We were all Los Angeles Okies taking our annual vacation trip out of southern California headed back to my parent’s motherland of Oklahoma in the 1950s. Destination, Wilson Oklahoma. Former oil boom town but depleted of most of its natural and human resources and now just a lazy hollowed out Mayberry north of the Red River. Definitely a trip in the retro-time machine. A look back to what might have been us had we stayed in Wilson years ago But very glad mom and dad decided to move to the west coast in the early 1940s instead.

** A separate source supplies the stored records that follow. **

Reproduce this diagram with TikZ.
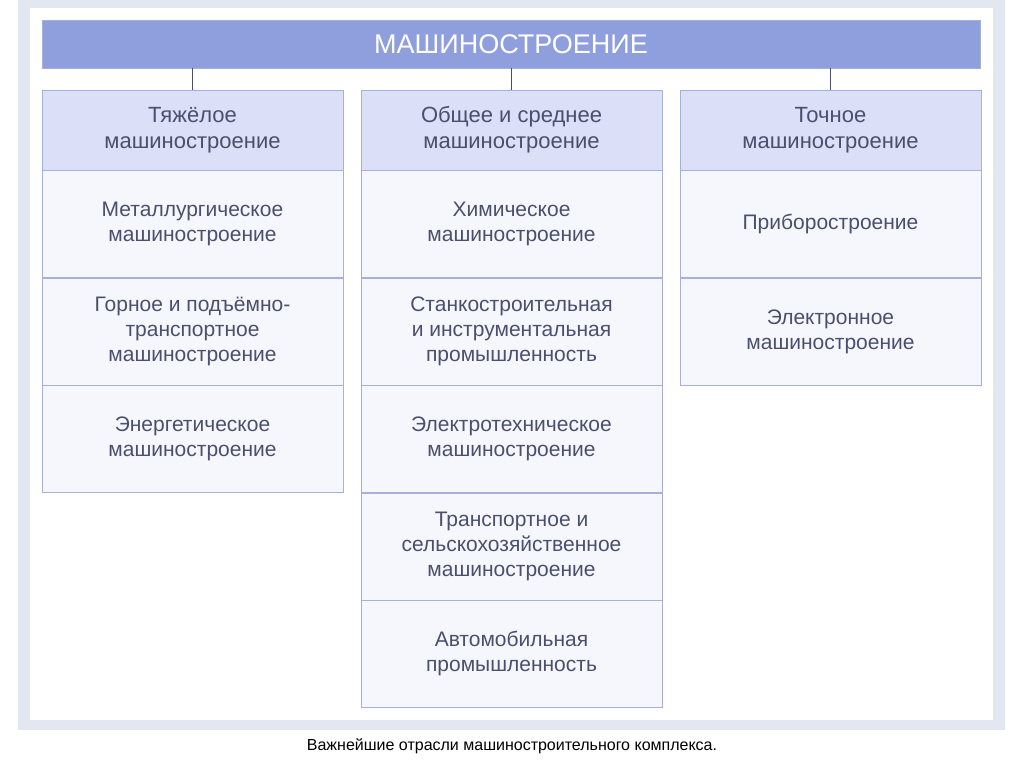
\documentclass[tikz,border=0pt]{standalone}
\usepackage{fontspec}
\setmainfont{Liberation Sans}
\usetikzlibrary{positioning}
\definecolor{titlefill}{HTML}{8F9FDD}
\definecolor{headfill}{HTML}{DCDFF8}
\definecolor{cellfill}{HTML}{F6F7FC}
\definecolor{boxline}{HTML}{A7B0D8}
\definecolor{inktext}{HTML}{4A4F6E}
\definecolor{framefill}{HTML}{E3E7F1}
\tikzset{
  titlebar/.style={
    rectangle, draw=boxline, fill=titlefill, text=white,
    minimum width=938pt, minimum height=48pt, font=\fontsize{27}{30}\selectfont
  },
  headbox/.style={
    rectangle, draw=boxline, fill=headfill, text=inktext, align=center,
    minimum width=301pt, minimum height=80pt, inner sep=0pt,
    font=\fontsize{22}{26}\selectfont, anchor=north
  },
  cellbox/.style={
    rectangle, draw=boxline, fill=cellfill, text=inktext, align=center,
    minimum width=301pt, minimum height=107pt, inner sep=0pt,
    font=\fontsize{21}{25}\selectfont, below=0pt of #1
  },
  link/.style={draw=inktext, line width=1.5pt}
}
\begin{document}
\begin{tikzpicture}[x=1pt,y=-1pt]
  \useasboundingbox (0,0) rectangle (1024,767);
  \fill[framefill] (18,0) rectangle (1005,730);
  \fill[white] (30,8) rectangle (993,720);

  \node[titlebar] (title) at (511,44) {МАШИНОСТРОЕНИЕ};

  % heavy
  \node[headbox] (heavy) at (192.5,90) {Тяжёлое\\машиностроение};
  \node[cellbox=heavy] (h1) {Металлургическое\\машиностроение};
  \node[cellbox=h1] (h2) {Горное и подъёмно-\\транспортное\\машиностроение};
  \node[cellbox=h2] (h3) {Энергетическое\\машиностроение};

  % general
  \node[headbox] (general) at (511.5,90) {Общее и среднее\\машиностроение};
  \node[cellbox=general] (g1) {Химическое\\машиностроение};
  \node[cellbox=g1] (g2) {Станкостроительная\\и инструментальная\\промышленность};
  \node[cellbox=g2] (g3) {Электротехническое\\машиностроение};
  \node[cellbox=g3] (g4) {Транспортное и\\сельскохозяйственное\\машиностроение};
  \node[cellbox=g4] (g5) {Автомобильная\\промышленность};

  % precise
  \node[headbox] (precise) at (830.5,90) {Точное\\машиностроение};
  \node[cellbox=precise] (p1) {Приборостроение};
  \node[cellbox=p1] (p2) {Электронное\\машиностроение};

  \draw[link] (heavy.north) -- (heavy.north |- title.south);
  \draw[link] (general.north) -- (general.north |- title.south);
  \draw[link] (precise.north) -- (precise.north |- title.south);

  \node[font=\fontsize{16}{18}\selectfont] (caption) at (512,746)
    {Важнейшие отрасли машиностроительного комплекса.};
\end{tikzpicture}
\end{document}
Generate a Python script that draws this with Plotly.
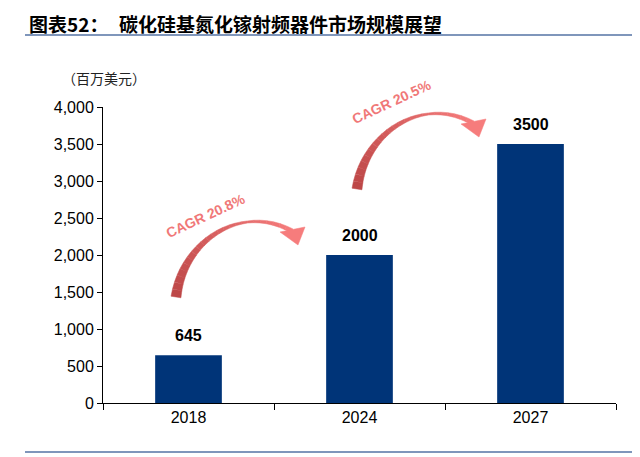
import plotly.graph_objects as go

years = ['2018', '2024', '2027']
market_size = [645, 2000, 3500]
y_ticks = [0, 500, 1000, 1500, 2000, 2500, 3000, 3500, 4000]
cagr_labels = ['CAGR 20.8%', 'CAGR 20.5%']

BAR_COLOUR = '#003478'
RULE_COLOUR = '#7f96bb'
ARROW_TEXT = 'rgb(240,120,120)'
NUM_FONT = 'Liberation Sans, Arial, sans-serif'
CJK_FONT = 'Noto Sans CJK SC, sans-serif'

# the page body has an 8px margin, so the figure starts at (8, 8)
OFF = 8
FIG_W, FIG_H = 640 - OFF, 457 - OFF
# plot area in page pixels
L, R, T, B = 103, 616, 107, 403
W, H = R - L, B - T


def px(x, y):
    """page pixel -> paper coords"""
    return (x - L) / W, (B - y) / H


def bezier(p, t):
    a = (1 - t) ** 3
    b = 3 * (1 - t) ** 2 * t
    c = 3 * (1 - t) * t ** 2
    d = t ** 3
    return (a * p[0][0] + b * p[1][0] + c * p[2][0] + d * p[3][0],
            a * p[0][1] + b * p[1][1] + c * p[2][1] + d * p[3][1])


def width_at(t):
    pts = [(0, 10), (0.35, 5.5), (0.7, 2), (1, 4.5)]
    for (t0, w0), (t1, w1) in zip(pts, pts[1:]):
        if t <= t1:
            return w0 + (w1 - w0) * (t - t0) / (t1 - t0)
    return pts[-1][1]


def colour_at(t):
    c0, c1 = (188, 70, 70), (246, 124, 124)
    return 'rgb(%d,%d,%d)' % tuple(round(a + (b - a) * t) for a, b in zip(c0, c1))


def path_str(points):
    s = ''
    for i, (x, y) in enumerate(points):
        xp, yp = px(x, y)
        s += ('M' if i == 0 else 'L') + '%.4f,%.4f ' % (xp, yp)
    return s + 'Z'


def arrow_shapes(dx, dy):
    ctrl = [(176 + dx, 297 + dy), (183 + dx, 240 + dy), (242 + dx, 203 + dy), (292 + dx, 231 + dy)]
    n = 24
    samples = []
    for i in range(n + 1):
        t = i / n
        x, y = bezier(ctrl, t)
        samples.append((t, x, y))
    shapes = []
    for i in range(n):
        t0, x0, y0 = samples[i]
        t1, x1, y1 = samples[i + 1]
        tx, ty = x1 - x0, y1 - y0
        ln = (tx ** 2 + ty ** 2) ** 0.5
        nx_, ny_ = -ty / ln, tx / ln
        w0, w1 = width_at(t0) / 2, width_at(t1) / 2
        poly = [(x0 + nx_ * w0, y0 + ny_ * w0), (x1 + nx_ * w1, y1 + ny_ * w1),
                (x1 - nx_ * w1, y1 - ny_ * w1), (x0 - nx_ * w0, y0 - ny_ * w0)]
        col = colour_at((t0 + t1) / 2)
        shapes.append(dict(type='path', xref='paper', yref='paper', path=path_str(poly),
                           fillcolor=col, line=dict(color=col, width=0.5), layer='above'))
    head = [(280 + dx, 232 + dy), (305 + dx, 227 + dy), (298 + dx, 245 + dy)]
    shapes.append(dict(type='path', xref='paper', yref='paper', path=path_str(head),
                       fillcolor=colour_at(1), line=dict(color=colour_at(1), width=0.5),
                       layer='above'))
    return shapes


fig = go.Figure(go.Bar(x=years, y=market_size, marker=dict(color=BAR_COLOUR, line=dict(width=0)),
                       hoverinfo='skip'))

annotations = []
for i, val in enumerate(market_size):
    annotations.append(dict(x=i, y=val, text=str(val), showarrow=False, yshift=20,
                            xanchor='center', yanchor='middle',
                            font=dict(family=NUM_FONT, size=16, color='black', weight='bold')))

for label, (cx, cy) in zip(cagr_labels, [(205, 216), (391, 102)]):
    xp, yp = px(cx, cy)
    annotations.append(dict(x=xp, y=yp, xref='paper', yref='paper', text=label, showarrow=False,
                            xanchor='center', yanchor='middle', textangle=-25,
                            font=dict(family=NUM_FONT, size=14, color=ARROW_TEXT, weight='bold')))


def page_text(x, y, text, size, bold=True, colour='black'):
    xp, yp = px(x, y)
    return dict(x=xp, y=yp, xref='paper', yref='paper', xanchor='left', yanchor='middle',
                text=text, showarrow=False,
                font=dict(family=CJK_FONT, size=size, color=colour,
                          weight='bold' if bold else 'normal'))


annotations.append(page_text(27, 23, '图表52：', 19))
annotations.append(page_text(117, 23, '碳化硅基氮化镓射频器件市场规模展望', 19))
annotations.append(page_text(60, 78, '（百万美元）', 14, bold=False, colour='#222'))

shapes = arrow_shapes(0, 0) + arrow_shapes(181, -108)
for yline in (35, 452):
    x0, y0 = px(25, yline)
    x1, _ = px(632, yline)
    shapes.append(dict(type='line', xref='paper', yref='paper', x0=x0, x1=x1, y0=y0, y1=y0,
                       line=dict(color=RULE_COLOUR, width=2)))

fig.update_layout(
    width=FIG_W, height=FIG_H,
    margin=dict(l=L - OFF, r=640 - R, t=T - OFF, b=457 - B),
    paper_bgcolor='white', plot_bgcolor='white',
    bargap=0.61, showlegend=False,
    annotations=annotations, shapes=shapes,
    font=dict(family=NUM_FONT, size=16, color='black'),
)
fig.update_xaxes(type='category', showline=True, linecolor='black', linewidth=1,
                 ticks='outside', tickson='boundaries', ticklen=6, tickcolor='black',
                 showgrid=False, tickfont=dict(size=16))
fig.update_yaxes(range=[0, 4000], tickvals=y_ticks, tickformat=',', showline=True,
                 linecolor='black', linewidth=1, ticks='outside', ticklen=5, tickcolor='black',
                 showgrid=False, zeroline=False, tickfont=dict(size=16))

fig.write_html("out.html")
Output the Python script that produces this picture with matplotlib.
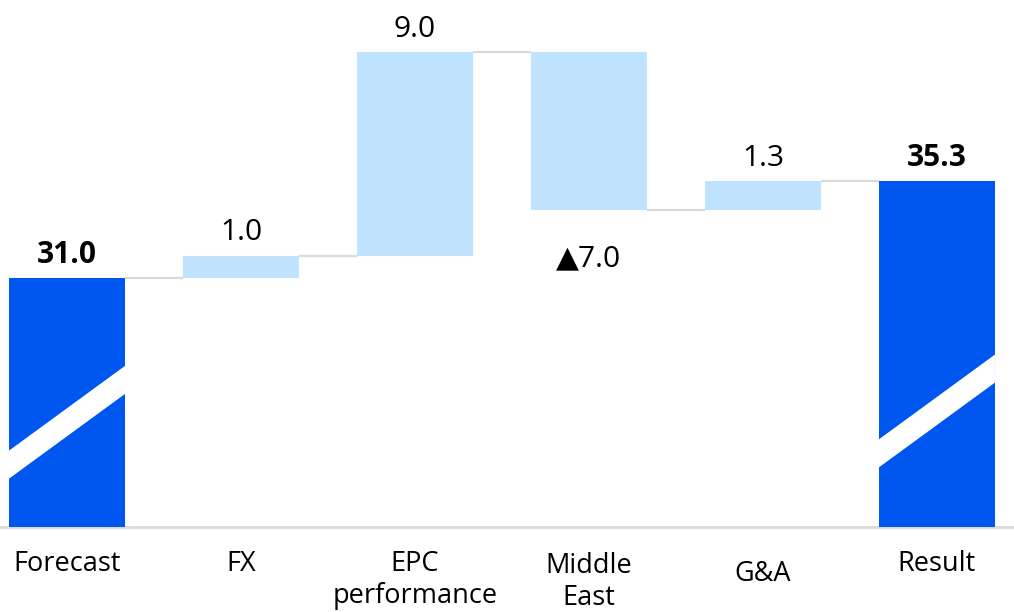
import numpy as np
import matplotlib.pyplot as plt

plt.rcParams['font.family'] = ['Open Sans', 'DejaVu Sans']

# data
categories = ['Forecast', 'FX', 'EPC\nperformance', 'Middle\nEast', 'G&A', 'Result']
values = [31.0, 1.0, 9.0, -7.0, 1.3, 35.3]
is_total = [True, False, False, False, False, True]

dark_blue = '#0057F0'
light_blue = '#BFE3FE'
grey = '#d9d9d9'

fig = plt.figure(figsize=(10.14, 6.12), dpi=100)
ax = fig.add_axes([0, 85 / 612, 1, 527 / 612])
ax.set_xlim(-0.385, 5.443)
ax.set_ylim(20, 43.3)
ax.axis('off')

width = 0.667
x = np.arange(len(values))

# bottoms / tops of each bar
bottoms, tops = [], []
level = 0.0
for v, tot in zip(values, is_total):
    if tot:
        bottoms.append(20)
        tops.append(v)
        level = v
    else:
        new = level + v
        bottoms.append(min(level, new))
        tops.append(max(level, new))
        level = new
bottoms = np.array(bottoms)
tops = np.array(tops)
colors = [dark_blue if t else light_blue for t in is_total]

ax.bar(x, tops - bottoms, bottom=bottoms, width=width, color=colors, zorder=2)

# connectors at the running level
running = np.cumsum([0 if t else v for v, t in zip(values, is_total)]) + values[0]
for i in range(len(values) - 1):
    lvl = running[i] if not is_total[i] else values[i]
    ax.plot([x[i] + width / 2, x[i + 1] - width / 2], [lvl, lvl],
            color=grey, lw=1.6, zorder=1, solid_capstyle='butt')

# axis break stripes on the total bars
stripe_centre = {0: 24.63, 5: 25.13}
slope = 5.62
half_t = 0.62
hw = width / 2
for i, yc in stripe_centre.items():
    cx = x[i]
    px = [cx - hw, cx + hw, cx + hw, cx - hw]
    py = [yc - slope * hw - half_t, yc + slope * hw - half_t,
          yc + slope * hw + half_t, yc - slope * hw + half_t]
    ax.fill(px, py, color='white', lw=0, zorder=3)

# baseline
ax.axhline(20, color=grey, lw=2, clip_on=False, zorder=1)

# value labels
for i, (v, tot) in enumerate(zip(values, is_total)):
    if v < 0:
        ax.annotate('▲{:.1f}'.format(abs(v)), (x[i], bottoms[i]), xytext=(0, -40),
                    textcoords='offset points', ha='center', va='baseline', fontsize=21.5)
    else:
        ax.annotate('{:.1f}'.format(v), (x[i], tops[i]), xytext=(0, 11),
                    textcoords='offset points', ha='center', va='baseline', fontsize=21.5,
                    fontweight='bold' if tot else 'normal')

# category labels (vertical offsets in px below baseline)
label_dy = [37, 37, 53, 55, 47, 37]
for i, lab in enumerate(categories):
    ax.annotate(lab, (x[i], 0), xycoords=('data', 'axes fraction'),
                xytext=(0, -label_dy[i] * 0.72), textcoords='offset points',
                ha='center', va='center', fontsize=19.5, linespacing=1.2)

fig.savefig('out.png', dpi=100)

But anyway, this grueling trek was a 24-, hour relentless marathon. Don’t stop for anything unnecessary until you get there. Just stop for gas, potty, and coffee along the way. My dad must had nerves of steel and an iron will to never spend much time or money on the road. So my dad’s fast driving was a blur of quickly passing tilted phone poles, tattered billboards, miles and miles of barbwire fences, prickly cactus, little red Burma Shave signs, weathered wooden windmills, rusting junk yards, big red Coca-Cola machines, and Texaco gas stations with the big red star. All of this but with the exception of an occasional stop for a highway trooper pulling us over for speeding. Requiring my dad to begrudgingly pay the fine before leaving the county. Darn!
So, without much thought, I wouldn’t trade these remarkable travel memories for anything. I’ll take the sticky fried chicken and rolled down windows all the way to Oklahoma in my mind. Land that time must have forgotten. Hello to my parents past. Goodbye for a few days to busy and smelly L A. Bottom line was in the end, we all were glad to return to our comfy home in Los Angeles. Thankful for toilets that flush and rolls of toilet paper. Don’t think I could get use to outhouses and bathing in galvanized tubs. But that was back then.